■ **What is required**
Set down the lines that begin at the top of the records and end with the line containing "import plotly.graph_objects as go", and drop every picture.
Start of Entries
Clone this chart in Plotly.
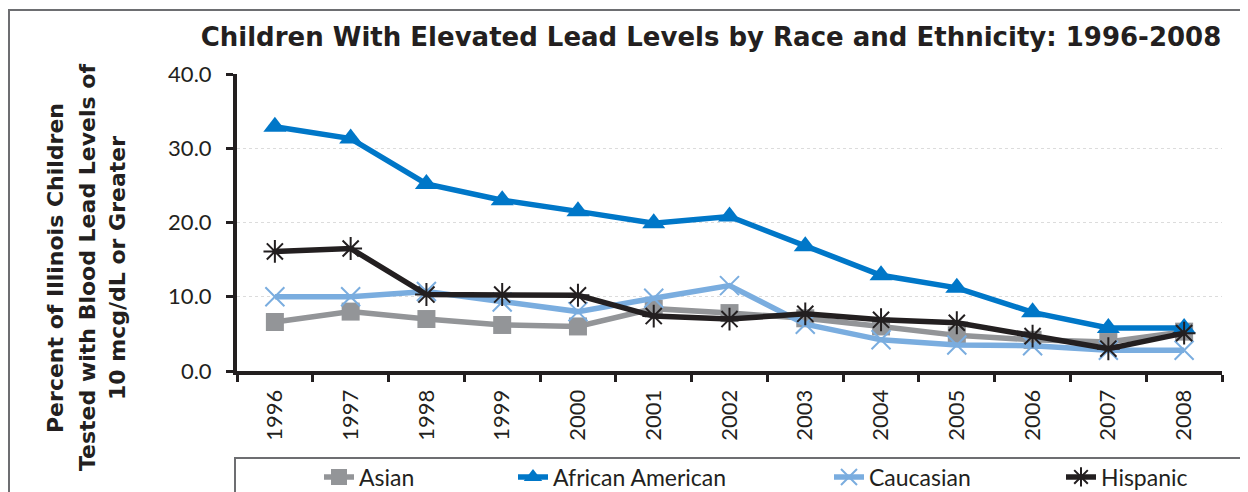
import plotly.graph_objects as go

years = ["1996", "1997", "1998", "1999", "2000", "2001", "2002",
         "2003", "2004", "2005", "2006", "2007", "2008"]
asian = [6.6, 8.0, 7.0, 6.2, 6.0, 8.4, 7.8, 7.1, 6.0, 4.8, 4.2, 3.9, 5.3]
african_american = [32.9, 31.3, 25.2, 23.0, 21.5, 19.9, 20.8, 16.8, 12.9, 11.2, 7.9, 5.8, 5.8]
caucasian = [10.0, 10.0, 10.7, 9.3, 8.0, 9.8, 11.5, 6.3, 4.2, 3.5, 3.4, 2.8, 2.8]
hispanic = [16.1, 16.5, 10.3, 10.3, 10.2, 7.4, 7.0, 7.7, 6.9, 6.5, 4.7, 3.0, 5.1]
y_ticks = [0, 10, 20, 30, 40]
y_tick_text = ["0.0", "10.0", "20.0", "30.0", "40.0"]
y_title_lines = ["Percent of Illinois Children", "Tested with Blood Lead Levels of",
                 "10 mcg/dL or Greater"]

FONT = "Lato"
BOLD = "DejaVu Sans"
INK = "#231f20"

# figure geometry (page has an 8px body margin)
W, H = 1240, 484
L, R, T, B = 229, 26, 66, 121
PW, PH = W - L - R, H - T - B


def px(fx):
    return (fx - L) / PW


def py(fy):
    return (H - B - fy) / PH


fig = go.Figure()

series = [
    ("Asian", asian, "#939598", dict(symbol="square", size=18, color="#939598"), "legend"),
    ("African American", african_american, "#0077c8",
     dict(symbol="triangle-up", size=20, color="#0077c8"), "legend2"),
    ("Caucasian", caucasian, "#7aaddf",
     dict(symbol="x-thin-open", size=19, color="#7aaddf", line=dict(color="#7aaddf", width=2)), "legend3"),
    ("Hispanic", hispanic, INK,
     dict(symbol="asterisk-open", size=19, color=INK, line=dict(color=INK, width=2)), "legend4"),
]
for name, vals, col, mk, lg in series:
    fig.add_trace(go.Scatter(x=years, y=vals, name=name, mode="lines+markers",
                             line=dict(color=col, width=5.5), marker=mk, legend=lg))

legend_x = [311, 505, 821, 1053]
leg_common = dict(orientation="h", yref="container", y=1 - 469 / H, yanchor="middle",
                  xref="container", xanchor="left", font=dict(size=23, family=FONT, color=INK),
                  bgcolor="rgba(0,0,0,0)", borderwidth=0, itemwidth=30)
legends = {}
for i, key in enumerate(["legend", "legend2", "legend3", "legend4"]):
    legends[key] = dict(leg_common, x=legend_x[i] / W)

annotations = []
for i, (lx, txt) in enumerate(zip([47, 79, 109], y_title_lines)):
    annotations.append(dict(text="<b>" + txt + "</b>", xref="paper", yref="paper",
                            x=px(lx), y=py(260), textangle=-90, showarrow=False,
                            font=dict(size=22, family=BOLD, color=INK),
                            xanchor="center", yanchor="middle"))

fig.update_layout(
    width=W, height=H,
    margin=dict(l=L, r=R, t=T, b=B, autoexpand=False),
    paper_bgcolor="white", plot_bgcolor="white",
    font=dict(family=FONT, color=INK, size=20),
    title=dict(text="<b>Children With Elevated Lead Levels by Race and Ethnicity: 1996-2008</b>",
               x=703 / W, xanchor="center", y=1 - 29 / H, yanchor="middle",
               font=dict(size=26, family=BOLD, color=INK)),
    showlegend=True,
    **legends,
    xaxis=dict(type="category", range=[-0.5, len(years) - 0.5],
               showline=True, linecolor=INK, linewidth=4,
               ticks="outside", tickson="boundaries", ticklen=7, tickwidth=3,
               tickcolor=INK, tickangle=-90, showgrid=False, automargin=False,
               ticklabelstandoff=6,
               tickfont=dict(size=22, family=FONT, color=INK)),
    yaxis=dict(range=[0, 40], tickvals=y_ticks, ticktext=y_tick_text,
               showline=True, linecolor=INK, linewidth=4, automargin=False,
               ticks="outside", ticklen=7, tickwidth=3, tickcolor=INK,
               ticklabelstandoff=10,
               showgrid=True, gridcolor="#dcdcdc", griddash="dot", gridwidth=1,
               zeroline=False, tickfont=dict(size=22, family=FONT, color=INK)),
    shapes=[
        dict(type="rect", xref="paper", yref="paper", x0=px(1), x1=px(W + 20), y0=py(2), y1=py(H + 20),
             line=dict(color="#6d6e71", width=2), fillcolor="rgba(0,0,0,0)", layer="below"),
        dict(type="rect", xref="paper", yref="paper", x0=px(227), x1=px(1236), y0=py(450), y1=py(H + 20),
             line=dict(color="#6d6e71", width=2), fillcolor="rgba(0,0,0,0)", layer="below"),
    ],
    annotations=annotations,
)

fig.write_html("out.html")
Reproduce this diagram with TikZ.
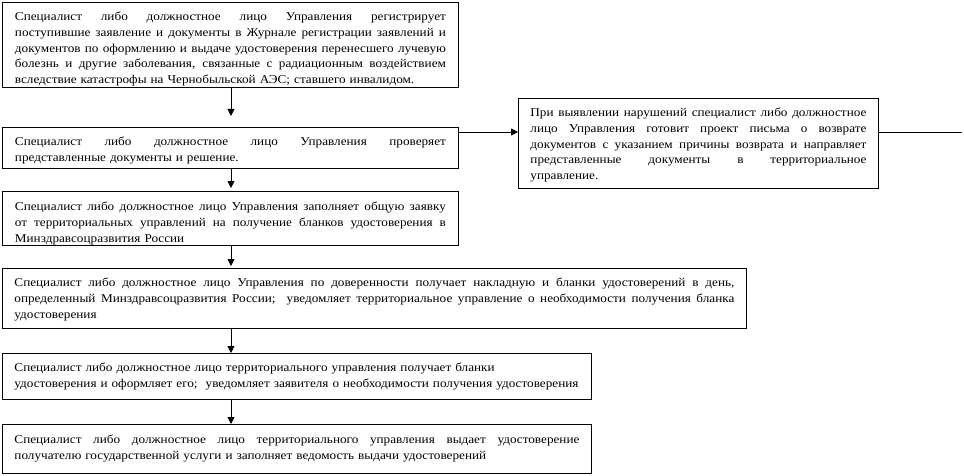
\documentclass[tikz,border=0pt]{standalone}
\usepackage{fontspec}
\setmainfont{Liberation Serif}[FakeStretch=1.1]
\usetikzlibrary{arrows.meta}
\setlength\parindent{0pt}
\newlength\tw
\newcommand\J[1]{\leavevmode\hbox to \tw{\spaceskip=0pt\relax\xspaceskip=0pt\relax #1}}
\begin{document}
\begin{tikzpicture}[x=1pt,y=-1pt,
  box/.style={draw, line width=0.9pt, anchor=north west, inner xsep=12pt, inner ysep=0pt,
    align=left, font=\fontsize{12}{15.8}\selectfont, text width=#1,
    execute at begin node={\setlength\tw{#1}}},
  arr/.style={line width=0.9pt, -{Triangle[length=7pt,width=7pt]}},
  ln/.style={line width=0.9pt}]
\useasboundingbox (0,0) rectangle (964,476);

\node[box=431pt, minimum width=456pt, text height=18pt, text depth=67pt] (b1) at (2,2)
{\J{Специалист либо должностное лицо Управления регистрирует}\\
 \J{поступившие заявление и документы в Журнале регистрации заявлений и}\\
 \J{документов по оформлению и выдаче удостоверения перенесшего лучевую}\\
 \J{болезнь и другие заболевания, связанные с радиационным воздействием}\\
 вследствие катастрофы на Чернобыльской АЭС; ставшего инвалидом.};

\node[box=431pt, minimum width=456pt, text height=18.5pt, text depth=22.5pt] (b2) at (2,127)
{\J{Специалист либо должностное лицо Управления проверяет}\\
 представленные документы и решение.};

\node[box=336pt, minimum width=360pt, text height=18pt, text depth=72pt] (rb) at (518,98)
{\J{При выявлении нарушений специалист либо должностное}\\
 \J{лицо Управления готовит проект письма о возврате}\\
 \J{документов с указанием причины возврата и направляет}\\
 \J{представленные документы в территориальное}\\
 управление.};

\node[box=431pt, minimum width=456pt, text height=19pt, text depth=35pt] (b4) at (2,191)
{\J{Специалист либо должностное лицо Управления заполняет общую заявку}\\
 \J{от территориальных управлений на получение бланков удостоверения в}\\
 Минздравсоцразвития России};

\node[box=720pt, minimum width=744pt, text height=18pt, text depth=42pt] (b5) at (2,268)
{\J{Специалист либо должностное лицо Управления по доверенности получает накладную и бланки удостоверений в день,}\\
 \J{определенный Минздравсоцразвития России;\ \ уведомляет территориальное управление о необходимости получения бланка}\\
 удостоверения};

\node[box=565pt, minimum width=589pt, text height=18pt, text depth=28pt] (b6) at (2,353)
{Специалист либо должностное лицо территориального управления получает бланки\\
 удостоверения и оформляет его;\ \ уведомляет заявителя о необходимости получения удостоверения};

\node[box=565pt, minimum width=589pt, text height=19.5pt, text depth=29.5pt] (b7) at (2,424)
{\J{Специалист либо должностное лицо территориального управления выдает удостоверение}\\
 получателю государственной услуги и заполняет ведомость выдачи удостоверений};

\coordinate (ax) at (231,0);
\draw[arr, shorten >=11pt] (b1.south -| ax) -- (b2.north -| ax);
\draw[arr, shorten >=3pt] (b2.south -| ax) -- (b4.north -| ax);
\draw[arr, shorten >=2pt] (b4.south -| ax) -- (b5.north -| ax);
\draw[arr] (b5.south -| ax) -- (b6.north -| ax);
\draw[arr] (b6.south -| ax) -- (b7.north -| ax);

\coordinate (h1) at ([yshift=-5pt]b2.north east);
\draw[arr] (h1) -- (h1 -| rb.west);
\coordinate (edge) at (962,0);
\draw[ln] (h1 -| rb.east) -- (h1 -| edge);
\end{tikzpicture}
\end{document}
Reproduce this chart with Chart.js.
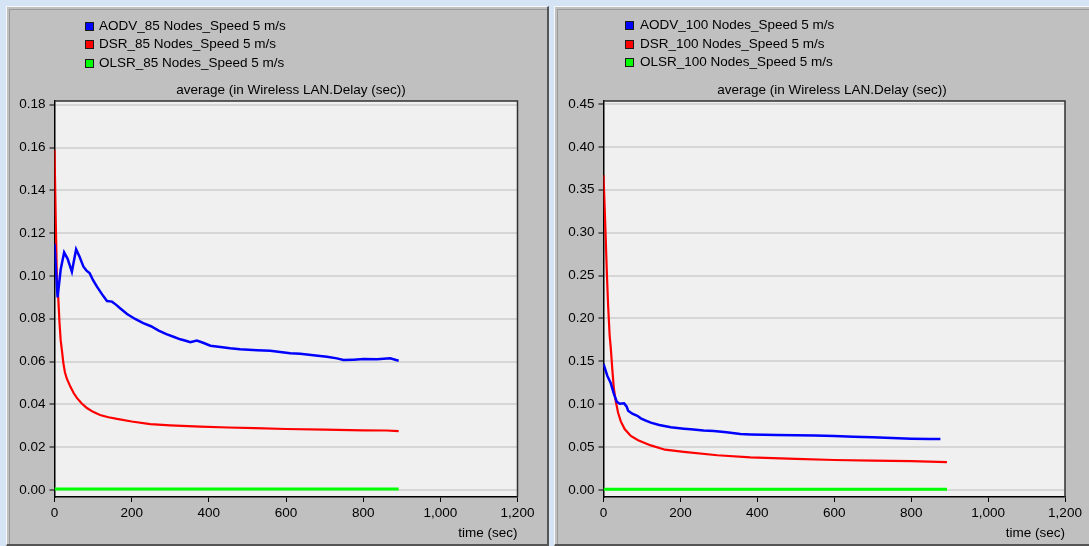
End of Entries
■ **Solution**
Clone this chart in Plotly.
import plotly.graph_objects as go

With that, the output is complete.